Keen finally turns the bright, harsh lights of his critique on the moral effects of Web 2.0. What, he asks, will eventually become of a nation of plagiarists (cheating in universities and high schools is at an all-time high, largely because of the availability of online papers and articles)? What will become of our political system, already wounded by corruption and apathy, as bloggers alter public debates with loony theories? How many lives and marriages have been ruined by the availability of online gambling and pornography?

How many young people who today blithely throw their lives onto YouTube will someday rue their lack of caution? How do we live in a world in which privacy shrinks every time we go online?

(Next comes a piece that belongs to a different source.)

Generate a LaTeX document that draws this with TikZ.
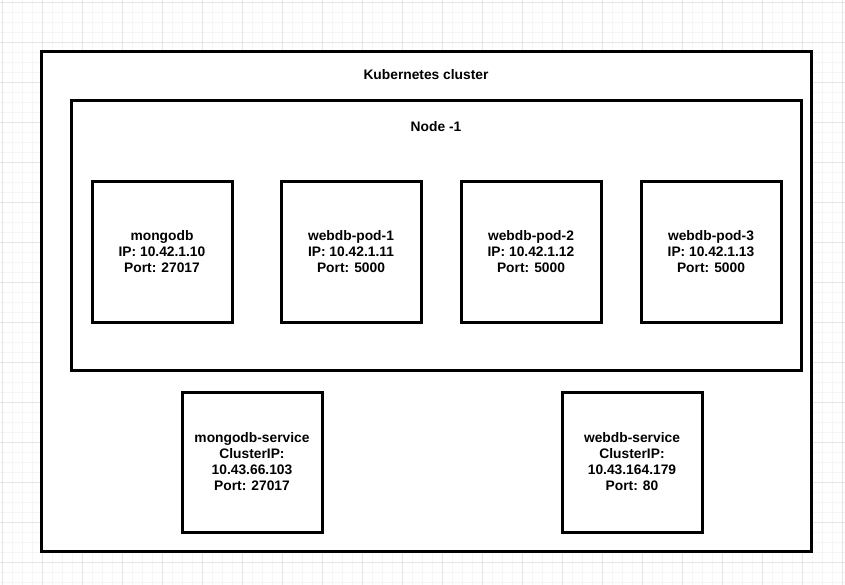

In the face of such issues, Keen’s proposed solutions seem weak. His chapter on these solutions is only 20 pages long, about one-tenth of the book. He advocates increased government intervention, a move which nearly all users of the Internet would resist. In terms of the music industry, he advocates lowering the prices of CDs and encourages consumers of music to pay for their stolen music. He points out that the arrests of certain online gambling entrepreneurs closed down some gambling Web sites, yet most readers will suspect that other sites surely leaped up hydra-headed to take their place. He urges parents to watch their children’s Internet activities, a ho-hum solution that would bore even the most ardent conservatives.

Despite all these concerns, Andrew Keen is no Luddite. In his own words, he is “neither anti-technology nor anti-progress. Digital technology is a miraculous thing, giving us the means to globally connect and share knowledge in unprecedented ways.“ He is a Silicon Valley entrepreneur who has appeared on radio and television, has written for Forbes, the Weekly Standard, and Fast Company, and has founded Audiocafe.com. He is an insider.

Perhaps it is this insider position that allows him to so effectively present what Americans are in danger of losing to the cult of the amateur. In his conclusion he writes, “We need to reform rather than revolutionize an information and entertainment economy that, over the last 200 years, has reinforced American values and made our culture the envy of the world. Once dismantled, I fear that this professional media — with its rich ecosystem of writers, editors, agents, talent scouts, journalists, publishers, musicians, reporters, and actors — can never again be put back together. We destroy it at our peril.”

In The Cult of the Amateur, Keen raises arguments and issues that we ignore at our peril.